§ **Figure scripts**:
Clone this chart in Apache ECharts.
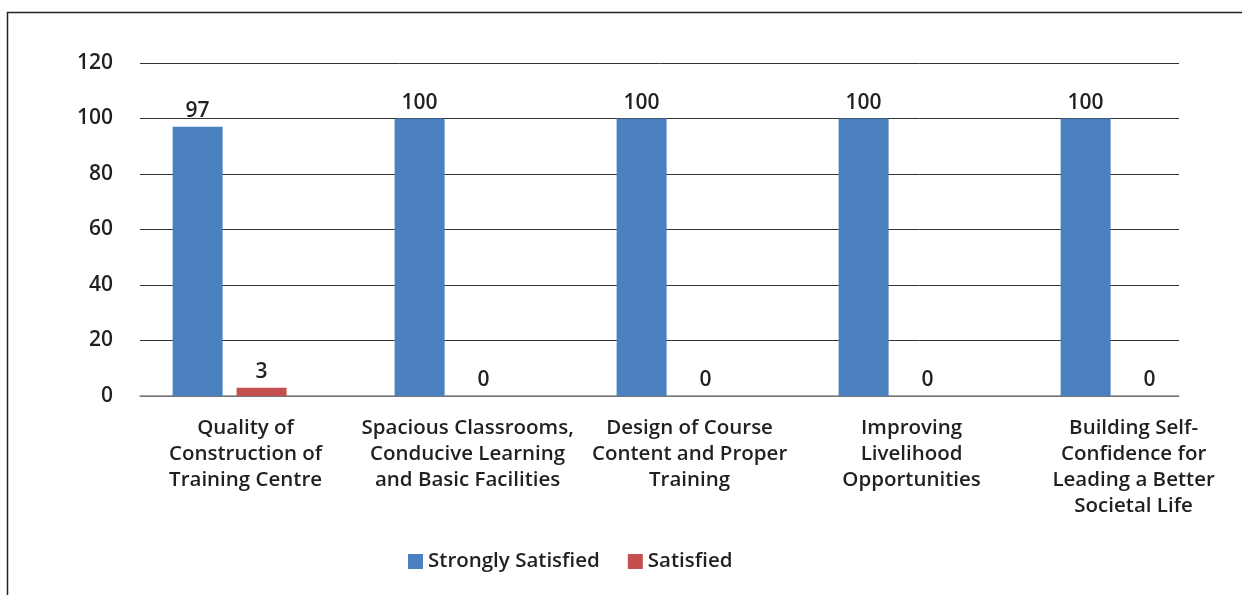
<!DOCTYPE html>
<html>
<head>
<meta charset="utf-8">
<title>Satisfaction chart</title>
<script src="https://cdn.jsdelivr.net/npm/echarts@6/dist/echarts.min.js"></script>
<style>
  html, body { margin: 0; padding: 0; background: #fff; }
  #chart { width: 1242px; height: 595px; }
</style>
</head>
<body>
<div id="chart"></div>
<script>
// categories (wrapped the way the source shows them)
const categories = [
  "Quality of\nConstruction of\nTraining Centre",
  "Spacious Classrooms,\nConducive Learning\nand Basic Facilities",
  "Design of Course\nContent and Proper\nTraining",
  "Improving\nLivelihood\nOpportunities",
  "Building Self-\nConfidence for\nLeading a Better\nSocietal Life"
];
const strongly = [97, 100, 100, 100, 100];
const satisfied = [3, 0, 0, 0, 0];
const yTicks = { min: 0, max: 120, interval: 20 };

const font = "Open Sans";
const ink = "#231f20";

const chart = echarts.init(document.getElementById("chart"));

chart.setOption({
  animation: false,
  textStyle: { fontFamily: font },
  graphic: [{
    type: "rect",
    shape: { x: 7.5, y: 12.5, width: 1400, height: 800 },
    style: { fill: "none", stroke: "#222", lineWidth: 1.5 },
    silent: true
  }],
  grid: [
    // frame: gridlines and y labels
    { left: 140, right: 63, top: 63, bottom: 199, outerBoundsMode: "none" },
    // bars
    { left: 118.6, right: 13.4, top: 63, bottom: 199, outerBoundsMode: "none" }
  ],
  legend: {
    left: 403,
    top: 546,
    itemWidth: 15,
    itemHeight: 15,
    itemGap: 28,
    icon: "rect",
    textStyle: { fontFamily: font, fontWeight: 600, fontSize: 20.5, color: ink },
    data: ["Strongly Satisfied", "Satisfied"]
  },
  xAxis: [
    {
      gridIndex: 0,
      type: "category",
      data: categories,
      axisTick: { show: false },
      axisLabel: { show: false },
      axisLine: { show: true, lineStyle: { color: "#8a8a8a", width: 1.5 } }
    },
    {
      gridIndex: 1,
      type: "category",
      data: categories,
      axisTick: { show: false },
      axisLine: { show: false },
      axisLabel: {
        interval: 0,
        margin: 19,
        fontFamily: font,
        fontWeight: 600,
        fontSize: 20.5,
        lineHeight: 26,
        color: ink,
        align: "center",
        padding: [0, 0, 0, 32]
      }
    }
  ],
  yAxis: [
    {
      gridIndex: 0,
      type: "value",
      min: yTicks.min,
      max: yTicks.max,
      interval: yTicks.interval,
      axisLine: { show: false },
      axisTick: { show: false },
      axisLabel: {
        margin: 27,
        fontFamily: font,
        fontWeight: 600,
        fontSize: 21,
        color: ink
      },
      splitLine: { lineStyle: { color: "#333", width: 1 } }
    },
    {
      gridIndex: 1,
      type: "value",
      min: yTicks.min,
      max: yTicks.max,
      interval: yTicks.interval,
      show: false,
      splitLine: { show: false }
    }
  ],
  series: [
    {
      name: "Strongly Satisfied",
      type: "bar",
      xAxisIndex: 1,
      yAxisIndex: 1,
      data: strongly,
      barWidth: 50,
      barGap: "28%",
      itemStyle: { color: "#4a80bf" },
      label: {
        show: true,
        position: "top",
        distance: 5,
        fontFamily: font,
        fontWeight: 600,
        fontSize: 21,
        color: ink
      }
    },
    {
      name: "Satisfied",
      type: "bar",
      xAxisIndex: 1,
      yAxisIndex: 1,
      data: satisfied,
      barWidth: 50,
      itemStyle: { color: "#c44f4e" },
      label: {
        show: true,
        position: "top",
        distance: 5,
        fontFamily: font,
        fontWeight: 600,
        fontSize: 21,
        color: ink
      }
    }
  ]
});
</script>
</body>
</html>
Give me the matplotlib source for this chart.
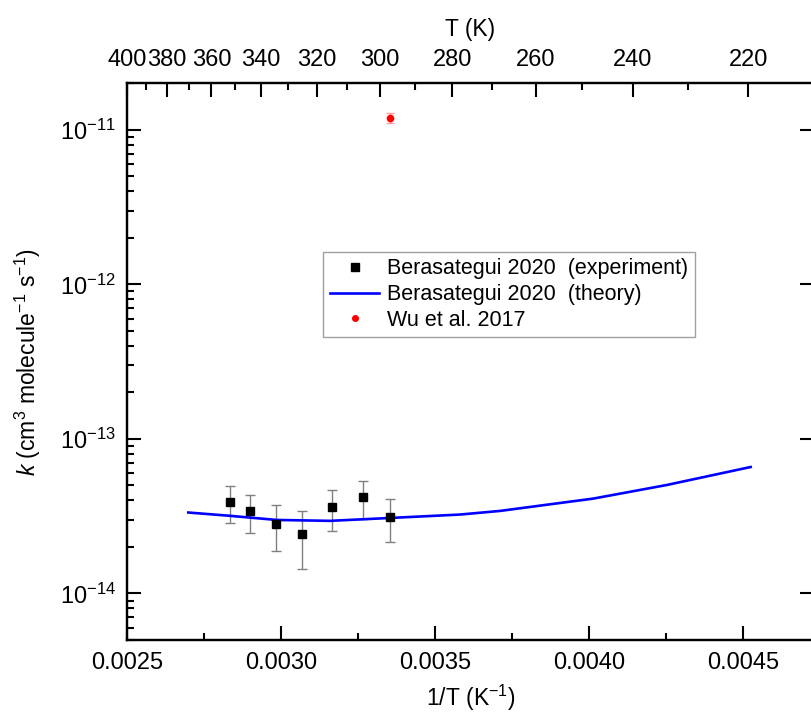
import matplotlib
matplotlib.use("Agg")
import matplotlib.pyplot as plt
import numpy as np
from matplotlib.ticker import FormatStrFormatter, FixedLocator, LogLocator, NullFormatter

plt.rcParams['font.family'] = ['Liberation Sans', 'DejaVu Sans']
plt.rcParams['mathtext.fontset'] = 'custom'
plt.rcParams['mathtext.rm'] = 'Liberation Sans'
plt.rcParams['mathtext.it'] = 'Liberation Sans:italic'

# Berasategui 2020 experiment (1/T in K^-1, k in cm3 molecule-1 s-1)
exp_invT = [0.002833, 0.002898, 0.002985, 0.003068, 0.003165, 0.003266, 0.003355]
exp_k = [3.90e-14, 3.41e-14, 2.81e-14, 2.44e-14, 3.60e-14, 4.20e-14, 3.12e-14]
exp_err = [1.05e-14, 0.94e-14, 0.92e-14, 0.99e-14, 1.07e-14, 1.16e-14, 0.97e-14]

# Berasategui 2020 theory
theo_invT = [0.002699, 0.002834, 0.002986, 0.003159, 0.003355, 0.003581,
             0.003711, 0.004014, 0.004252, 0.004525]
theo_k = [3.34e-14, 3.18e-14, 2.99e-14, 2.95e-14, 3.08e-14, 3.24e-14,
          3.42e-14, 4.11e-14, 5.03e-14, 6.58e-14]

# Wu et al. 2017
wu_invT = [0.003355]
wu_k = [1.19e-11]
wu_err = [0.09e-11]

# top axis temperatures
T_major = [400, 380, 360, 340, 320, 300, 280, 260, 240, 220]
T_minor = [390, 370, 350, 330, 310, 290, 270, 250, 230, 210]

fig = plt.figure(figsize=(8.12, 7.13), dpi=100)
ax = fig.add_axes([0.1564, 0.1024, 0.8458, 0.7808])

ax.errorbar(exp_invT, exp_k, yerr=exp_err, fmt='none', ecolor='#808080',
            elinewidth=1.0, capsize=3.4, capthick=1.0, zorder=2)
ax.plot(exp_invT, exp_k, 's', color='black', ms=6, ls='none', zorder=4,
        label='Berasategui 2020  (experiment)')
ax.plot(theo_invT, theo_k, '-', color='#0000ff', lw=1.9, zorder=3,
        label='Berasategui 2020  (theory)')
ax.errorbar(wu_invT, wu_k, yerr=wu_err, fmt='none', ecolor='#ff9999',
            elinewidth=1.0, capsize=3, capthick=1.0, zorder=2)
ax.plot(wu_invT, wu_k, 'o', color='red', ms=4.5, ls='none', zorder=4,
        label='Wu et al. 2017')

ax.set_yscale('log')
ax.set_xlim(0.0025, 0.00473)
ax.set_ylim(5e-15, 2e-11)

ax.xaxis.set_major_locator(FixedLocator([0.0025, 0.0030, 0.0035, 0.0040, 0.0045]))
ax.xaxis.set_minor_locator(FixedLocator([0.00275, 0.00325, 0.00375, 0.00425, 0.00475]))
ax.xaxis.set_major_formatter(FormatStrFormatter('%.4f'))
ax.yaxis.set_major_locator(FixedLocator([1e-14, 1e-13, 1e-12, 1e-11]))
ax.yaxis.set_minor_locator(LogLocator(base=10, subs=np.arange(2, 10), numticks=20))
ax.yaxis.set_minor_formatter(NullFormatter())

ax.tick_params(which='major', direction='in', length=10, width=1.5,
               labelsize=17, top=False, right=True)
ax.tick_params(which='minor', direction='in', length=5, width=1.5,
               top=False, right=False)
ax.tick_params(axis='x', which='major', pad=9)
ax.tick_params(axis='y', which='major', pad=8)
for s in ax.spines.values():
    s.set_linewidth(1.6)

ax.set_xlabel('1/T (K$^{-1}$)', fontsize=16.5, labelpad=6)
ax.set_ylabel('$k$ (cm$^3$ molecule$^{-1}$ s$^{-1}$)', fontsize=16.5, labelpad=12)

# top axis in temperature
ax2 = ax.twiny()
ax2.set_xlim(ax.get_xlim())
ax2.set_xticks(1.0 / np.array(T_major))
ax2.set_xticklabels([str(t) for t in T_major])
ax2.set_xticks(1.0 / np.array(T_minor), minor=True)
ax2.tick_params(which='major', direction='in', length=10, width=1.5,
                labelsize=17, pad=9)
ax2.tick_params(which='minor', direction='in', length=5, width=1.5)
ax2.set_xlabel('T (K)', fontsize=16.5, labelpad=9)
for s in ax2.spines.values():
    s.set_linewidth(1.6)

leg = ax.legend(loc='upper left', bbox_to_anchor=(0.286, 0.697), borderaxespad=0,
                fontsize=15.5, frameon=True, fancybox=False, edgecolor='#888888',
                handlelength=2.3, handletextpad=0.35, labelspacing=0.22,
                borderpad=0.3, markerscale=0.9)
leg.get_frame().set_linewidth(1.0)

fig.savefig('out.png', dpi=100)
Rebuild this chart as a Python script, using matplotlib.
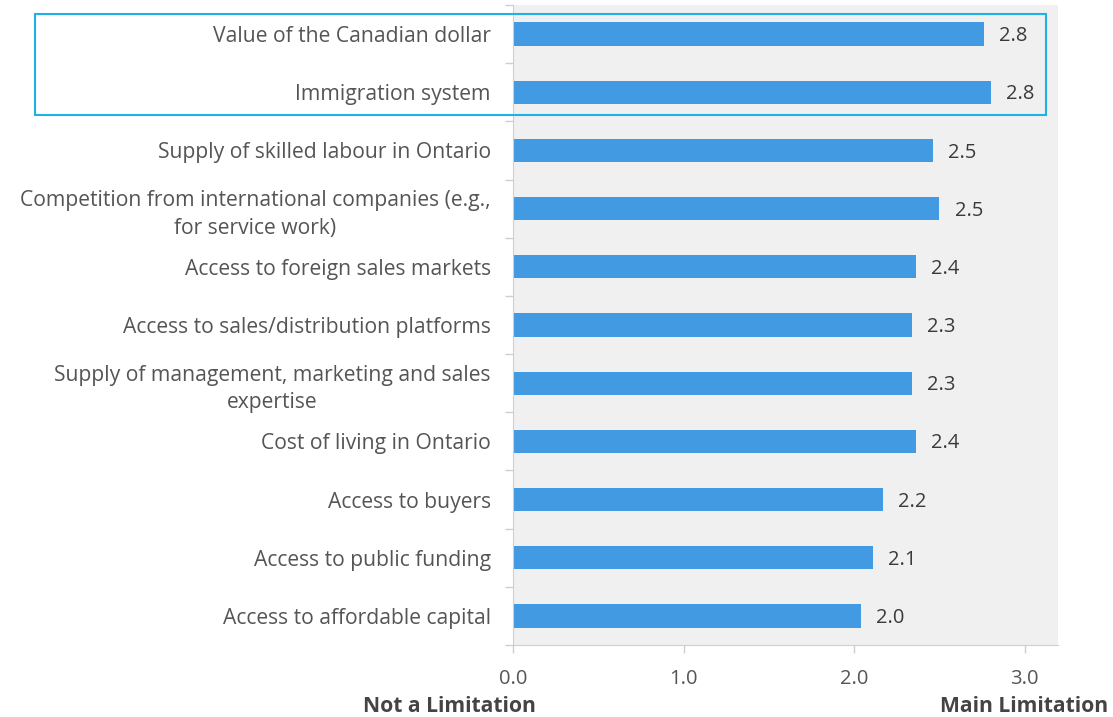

§ **Exercise goal**: Please quote only the span of lines whose first line contains "Give me the matplotlib source for this chart." and whose last line contains "1.07e-14, 1.16e-14, 0.97e-14]", leaving every picture out.

§ **Output for this task**:
Give me the matplotlib source for this chart.
import matplotlib
matplotlib.use("Agg")
import matplotlib.pyplot as plt
import numpy as np
from matplotlib.ticker import FormatStrFormatter, FixedLocator, LogLocator, NullFormatter

plt.rcParams['font.family'] = ['Liberation Sans', 'DejaVu Sans']
plt.rcParams['mathtext.fontset'] = 'custom'
plt.rcParams['mathtext.rm'] = 'Liberation Sans'
plt.rcParams['mathtext.it'] = 'Liberation Sans:italic'

# Berasategui 2020 experiment (1/T in K^-1, k in cm3 molecule-1 s-1)
exp_invT = [0.002833, 0.002898, 0.002985, 0.003068, 0.003165, 0.003266, 0.003355]
exp_k = [3.90e-14, 3.41e-14, 2.81e-14, 2.44e-14, 3.60e-14, 4.20e-14, 3.12e-14]
exp_err = [1.05e-14, 0.94e-14, 0.92e-14, 0.99e-14, 1.07e-14, 1.16e-14, 0.97e-14]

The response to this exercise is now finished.